Wednesday, February 25, 2009

A Dishonest and Immoral Housing Policy

The AP offers some factual analysis of Obama's speech, including his lame response to the millions of Americans angry that are paying for the bad decisions of their neighbors:

OBAMA: "We have launched a housing plan that will help responsible families facing the threat of foreclosure lower their monthly payments and refinance their mortgages. It's a plan that won't help speculators or that neighbor down the street who bought a house he could never hope to afford, but it will help millions of Americans who are struggling with declining home values."

THE FACTS: If the administration has come up with a way to ensure money only goes to those who got in honest trouble, it hasn't said so.

Defending the program Tuesday at a Senate hearing, Federal Reserve Chairman Ben Bernanke said it's important to save those who made bad calls, for the greater good. He likened it to calling the fire department to put out a blaze caused by someone smoking in bed.

"I think the smart way to deal with a situation like that is to put out the fire, save him from his own consequences of his own action but then, going forward, enact penalties and set tougher rules about smoking in bed."

Similarly, the head of the Federal Deposit Insurance Corp. suggested this month it's not likely aid will be denied to all homeowners who overstated their income or assets to get a mortgage they couldn't afford.

"I think it's just simply impractical to try to do a forensic analysis of each and every one of these delinquent loans," Sheila Bair told National Public Radio.

END EXCERPT

It's not just impractical, but impossible to determine the circumstances underlying these loans with any degree of certainty. Bernanke's false analogy is typical socialist rhetoric and is misleading at best. This isn't an accident, like smoking in bed. Most of these loans were deliberate attempts to make money through debt the borrowers either knew or should have known they couldn't afford.

The way a free economy should deal with that is to allow those folks to experience the consequences, honest mistake or not. What you don't do is reward that behavior by handing the bill to everyone else.

Had these folks made money from their recklessness as many did during the bubble, would they have shared their gains with the rest of us? Of course not. So once again, like Fannie Mae and Freddie Mac, we have private profit backed by public risk.

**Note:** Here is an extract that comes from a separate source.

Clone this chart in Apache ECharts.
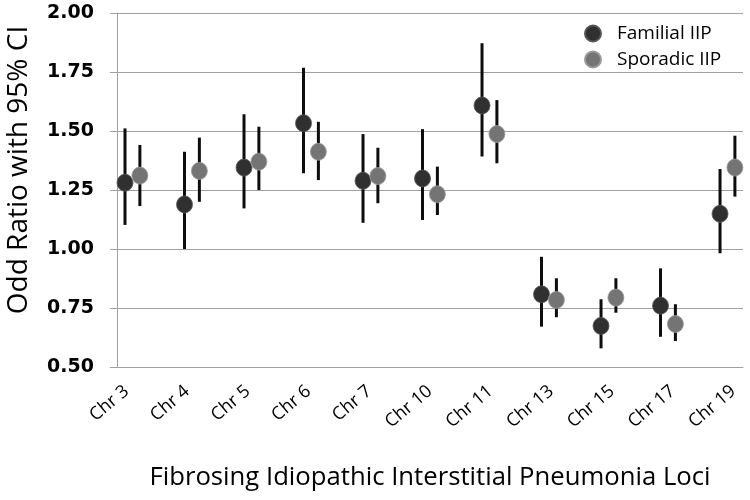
<!DOCTYPE html>
<html><head><meta charset="utf-8">
<script src="https://cdn.jsdelivr.net/npm/echarts@6/dist/echarts.min.js"></script>
<style>html,body{margin:0;padding:0;background:#fff}#c{width:750px;height:500px}</style>
</head><body><div id="c"></div>
<script>
const categories = ['Chr 3','Chr 4','Chr 5','Chr 6','Chr 7','Chr 10','Chr 11','Chr 13','Chr 15','Chr 17','Chr 19'];
const familialOR   = [1.281,1.189,1.345,1.533,1.289,1.299,1.608,0.808,0.674,0.760,1.149];
const familialLow  = [1.102,1.000,1.172,1.321,1.111,1.123,1.392,0.671,0.579,0.628,0.982];
const familialHigh = [1.511,1.412,1.571,1.768,1.487,1.508,1.872,0.967,0.787,0.918,1.339];
const sporadicOR   = [1.311,1.331,1.370,1.412,1.309,1.232,1.487,0.784,0.794,0.682,1.345];
const sporadicLow  = [1.182,1.200,1.250,1.292,1.194,1.144,1.363,0.711,0.730,0.610,1.222];
const sporadicHigh = [1.441,1.472,1.518,1.539,1.429,1.349,1.631,0.876,0.876,0.766,1.480];
const seriesNames = ['Familial IIP','Sporadic IIP'];

const SPORADIC_SHIFT = 0.25;
const LABEL_START = 0.025, LABEL_STEP = 1.02;
const labelPositions = categories.map((c,i)=>LABEL_START + LABEL_STEP*i);

const famPts = categories.map((c,i)=>[i, familialOR[i]]);
const spoPts = categories.map((c,i)=>[i+SPORADIC_SHIFT, sporadicOR[i]]);
const famErr = categories.map((c,i)=>[i, familialLow[i], familialHigh[i]]);
const spoErr = categories.map((c,i)=>[i+SPORADIC_SHIFT, sporadicLow[i], sporadicHigh[i]]);

function errRender(params, api){
  const p1 = api.coord([api.value(0), api.value(1)]);
  const p2 = api.coord([api.value(0), api.value(2)]);
  return {type:'line', shape:{x1:p1[0],y1:p1[1],x2:p2[0],y2:p2[1]}, style:{stroke:'#0d0d0d', lineWidth:3}};
}

const chart = echarts.init(document.getElementById('c'), null, {renderer:'canvas'});
chart.setOption({
  animation:false,
  backgroundColor:'#fff',
  grid:{left:117, right:7, top:13, bottom:133, containLabel:false, outerBoundsMode:'none'},
  legend:{
    data:seriesNames, orient:'vertical', left:579, top:19, itemGap:7,
    itemWidth:16, itemHeight:17, icon:'circle',
    textStyle:{fontFamily:'Open Sans', fontSize:19, color:'#000', padding:[0,0,0,11]}
  },
  xAxis:{
    type:'value', min:-0.1345, max:10.386,
    splitLine:{show:false},
    axisLine:{show:true, onZero:false, lineStyle:{color:'#a0a0a0', width:1}},
    axisTick:{show:false},
    axisLabel:{
      customValues:labelPositions, rotate:40, margin:22,
      fontFamily:'Open Sans', fontSize:18, color:'#000',
      formatter:(v)=>categories[Math.round((v-LABEL_START)/LABEL_STEP)] || ''
    },
    name:'Fibrosing Idiopathic Interstitial Pneumonia Loci',
    nameLocation:'middle', nameGap:98,
    nameTextStyle:{fontFamily:'Open Sans', fontSize:25.7, color:'#000'}
  },
  yAxis:{
    type:'value', min:0.5, max:2.0, interval:0.25,
    axisLine:{show:true, onZero:false, lineStyle:{color:'#a0a0a0', width:1}},
    axisTick:{show:true, length:7, inside:false, lineStyle:{color:'#a0a0a0'}},
    splitLine:{show:true, lineStyle:{color:'#a0a0a0', width:1}},
    axisLabel:{margin:23, fontFamily:'DejaVu Sans', fontWeight:'bold', fontSize:19, color:'#000',
      formatter:(v)=>v.toFixed(2)},
    name:'Odd Ratio with 95% CI', nameLocation:'middle', nameGap:84,
    nameTextStyle:{fontFamily:'Open Sans', fontSize:28, color:'#000', padding:[0,0,0,40]}
  },
  series:[
    {name:'famErr', type:'custom', renderItem:errRender, data:famErr, encode:{x:0, y:[1,2]}, z:2, silent:true},
    {name:'spoErr', type:'custom', renderItem:errRender, data:spoErr, encode:{x:0, y:[1,2]}, z:2, silent:true},
    {name:seriesNames[0], type:'scatter', data:famPts, symbol:'circle', symbolSize:[16,17], z:5,
      itemStyle:{color:'#303030', borderColor:'#555', borderWidth:0.8, opacity:1}},
    {name:seriesNames[1], type:'scatter', data:spoPts, symbol:'circle', symbolSize:[16,17], z:5,
      itemStyle:{color:'#747474', borderColor:'#9a9a9a', borderWidth:0.8, opacity:1}}
  ]
});
</script></body></html>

The argument that this scheme will stabilize neighborhoods is nonsense and will actually prolong the problem. Many of these borrowers will never be able to pay any loan and will just default again. Additionally, the price drops from foreclosures provide opportunities to buyers now sitting on the sidelines, which will allow the market to work itself out if the fools who got us into this mess in the first place would just leave it alone. That's happening right now in many neighborhoods.

No one can morally justify forcing 92% of homeowners into bailing out the excessive risk taking or just plain foolishness of the other 8%.

And what of the 32% or so of Americans that rent their homes? A lot of them probably had the good sense not to buy homes with risky debt. And this is how we reward them? They have every right to feel screwed.

How about all the folks that have already lost their homes? Are we going to give them a Mulligan and return their homes?

Policies that reward the irresponsible and punish the responsible are never justified, no matter what the short term pain may be. Over the long term, we are encouraging bad behavior and discouraging the good.